ROME (AFP) ― Italian magistrates on Wednesday will request that Prime Minister Silvio Berlusconi face a fast-track trial over allegations he had sex with an underage girl and abused his powers to help her.
Chief prosecutor Edmondo Bruti Liberati and his fellow judges in Milan have finished an inquiry into allegations that the 74-year-old premier paid for sex with a nightclub dancer nicknamed Ruby the Heart-Stealer, who was a minor at the time.
They allege that he also improperly used his power as prime minister to request that police in Milan release the Moroccan disco dancer after she had been picked up for alleged theft in May.
The magistrates, including feared mafia-hunter Ilda Boccassini, may have enough evidence to skip the preliminary hearings and ask for an immediate trial on both charges.
Bruti Liberati said the charges would be kept separate from the probe into starlet and television agents Lele Mora and Emilio Fede, and ex-oral hygienist Nicole Minetti, all under investigation for instigating prostitution.
Italian Prime Minister Silvio Berlusconi speaks to media upon arrival at the EU summit in Brussels. (AFP-Yonhap News)
Under Italian law, the fast-track procedure of summary judgment can be requested by the public prosecutor’s office when there is clear evidence of offence.
The prosecutor will then have at least five days to come to a decision and could fix a start date for sometime in the coming months.
But should the request lack sufficient proof to warrant a speedy process, magistrates will then have to try to bring Berlusconi to trial through normal, more lengthy channels.
The probe into the prime minister’s allegedly wild sex life was made public on Jan. 14 just a day after a top court partially stripped him of political immunity.
The prime minister flatly refused to obey summons for questioning, claiming the Milan magistrates were are not qualified to handle the case.
But with judges now deciding on a case-by-case basis if Berlusconi should appear in court proceedings, the Italian leader may be forced to obey summons should the case go to trial, if he cannot prove a legitimate impediment.
The billionaire business magnate has slammed the court probe into his relationship with Ruby as one more plot against him by the country’s judges, claiming he has never paid for sex, let alone with minors.
Sordid details from wiretaps and allegations of orgies made the headlines for weeks but despite a media hounding and fierce condemnation from the Church, the scandal appeared to have little effect on voters in January’s polls.
Berlusconi also won a symbolic victory last week when parliament rejected a request from prosecutors to search his accountant’s offices.
But with his political immunity weakened, Berlusconi now finds himself facing old charges, including witness corruption and tax fraud.

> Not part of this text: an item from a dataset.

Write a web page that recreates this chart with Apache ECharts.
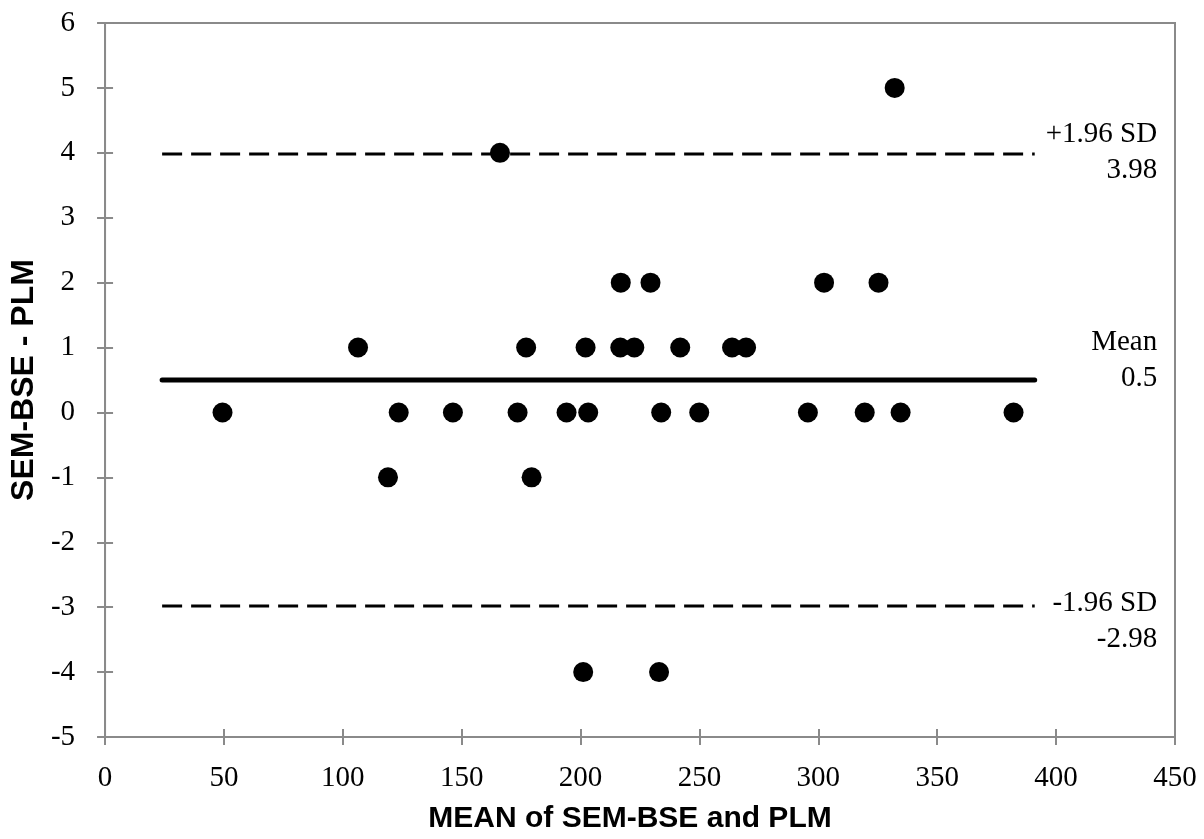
<!DOCTYPE html>
<html>
<head>
<meta charset="utf-8">
<script src="https://cdn.jsdelivr.net/npm/echarts@6/dist/echarts.min.js"></script>
<style>
html, body { margin: 0; padding: 0; background: #fff; }
#main { width: 1204px; height: 839px; }
</style>
</head>
<body>
<div id="main"></div>
<script>
// Bland-Altman data: mean of the two methods vs their difference
var meanX = [49.4, 106.4, 119.0, 123.5, 146.3, 166.1, 173.5, 177.1, 179.4, 194.1,
    201.1, 202.1, 203.2, 216.7, 216.9, 222.6, 229.4, 233.0, 233.9, 241.9,
    249.9, 263.7, 269.6, 295.6, 302.4, 319.5, 325.3, 332.1, 334.6, 382.1];
var diffY = [0, 1, -1, 0, 0, 4, 0, 1, -1, 0,
    -4, 1, 0, 1, 2, 1, 2, -4, 0, 1,
    0, 1, 1, 0, 2, 0, 2, 5, 0, 0];

var lineNames = ['+1.96 SD', 'Mean', '-1.96 SD'];
var lineValues = [3.98, 0.5, -2.98];
var lineLabels = ['3.98', '0.5', '-2.98'];
var lineFrom = 24;
var lineTo = 391;
var labelAtX = 442.5;

var axisGray = '#8a8a8a';
var serif = '"Liberation Serif", "DejaVu Serif", serif';
var sans = '"Liberation Sans", Arial, sans-serif';

var myChart = echarts.init(document.getElementById('main'));

var points = meanX.map(function (x, i) {
    return [x, diffY[i]];
});

function limitLine(value, isMean) {
    return {
        type: 'line',
        symbol: 'none',
        silent: true,
        data: [[lineFrom, value], [lineTo, value]],
        lineStyle: isMean
            ? { color: '#000', width: 5, cap: 'round' }
            : { color: '#000', width: 3, type: [20, 9] },
        z: 1
    };
}

function axisBase(min, max, interval) {
    return {
        type: 'value',
        min: min,
        max: max,
        interval: interval,
        splitLine: { show: false }
    };
}

var xMain = axisBase(0, 450, 50);
xMain.name = 'MEAN of SEM-BSE and PLM';
xMain.nameLocation = 'middle';
xMain.nameGap = 67;
xMain.nameTextStyle = {
    fontFamily: sans, fontWeight: 'bold', fontSize: 30, color: '#000',
    padding: [0, 20, 0, 0]
};
xMain.axisLine = { onZero: false, lineStyle: { color: axisGray, width: 2 } };
xMain.axisTick = { length: 8, lineStyle: { color: axisGray, width: 2 } };
xMain.axisLabel = { margin: 27, fontFamily: serif, fontSize: 29, color: '#000' };

// second axis only draws the inner half of the crossing ticks
var xInner = axisBase(0, 450, 50);
xInner.position = 'bottom';
xInner.axisLine = { show: false, onZero: false };
xInner.axisTick = { inside: true, length: 8, lineStyle: { color: axisGray, width: 2 } };
xInner.axisLabel = { show: false };

var yMain = axisBase(-5, 6, 1);
yMain.name = 'SEM-BSE - PLM';
yMain.nameLocation = 'middle';
yMain.nameGap = 59;
yMain.nameTextStyle = { fontFamily: sans, fontWeight: 'bold', fontSize: 32, color: '#000' };
yMain.axisLine = { onZero: false, lineStyle: { color: axisGray, width: 2 } };
yMain.axisTick = { length: 8, lineStyle: { color: axisGray, width: 2 } };
yMain.axisLabel = { margin: 30, fontFamily: serif, fontSize: 29, color: '#000' };

var yInner = axisBase(-5, 6, 1);
yInner.position = 'left';
yInner.axisLine = { show: false, onZero: false };
yInner.axisTick = { inside: true, length: 8, lineStyle: { color: axisGray, width: 2 } };
yInner.axisLabel = { show: false };

option = {
    backgroundColor: '#fff',
    animation: false,
    grid: {
        left: 101,
        right: 29,
        top: 23,
        bottom: 101,
        show: true,
        borderColor: axisGray,
        borderWidth: 2
    },
    xAxis: [xMain, xInner],
    yAxis: [yMain, yInner],
    series: [
        limitLine(lineValues[0], false),
        limitLine(lineValues[1], true),
        limitLine(lineValues[2], false),
        {
            type: 'scatter',
            data: points,
            symbol: 'circle',
            symbolSize: 20,
            itemStyle: { color: '#000', opacity: 1 },
            z: 3
        }
    ]
};

myChart.setOption(option);

// labels right of each horizontal line
var labelShift = [-2, -20, 16];
var graphics = lineValues.map(function (v, i) {
    var p = myChart.convertToPixel({ gridIndex: 0 }, [labelAtX, v]);
    return {
        type: 'text',
        x: p[0],
        y: p[1] + labelShift[i],
        silent: true,
        style: {
            text: lineNames[i] + '\n' + lineLabels[i],
            font: '29px ' + serif,
            fill: '#000',
            align: 'right',
            verticalAlign: 'middle',
            lineHeight: 36
        }
    };
});
myChart.setOption({ graphic: graphics });
</script>
</body>
</html>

A Milan court on Tuesday announced that the trial of the prime minister for alleged corruption of his former tax lawyer David Mills will resume in March. A second trial for tax evasion linked to Berlusconi’s Mediaset empire will resume in February.
While he has never been definitively convicted so far, the prime minister risks three years in prison if found guilty of paying minors for sex, and from six to eight years for abuse of power.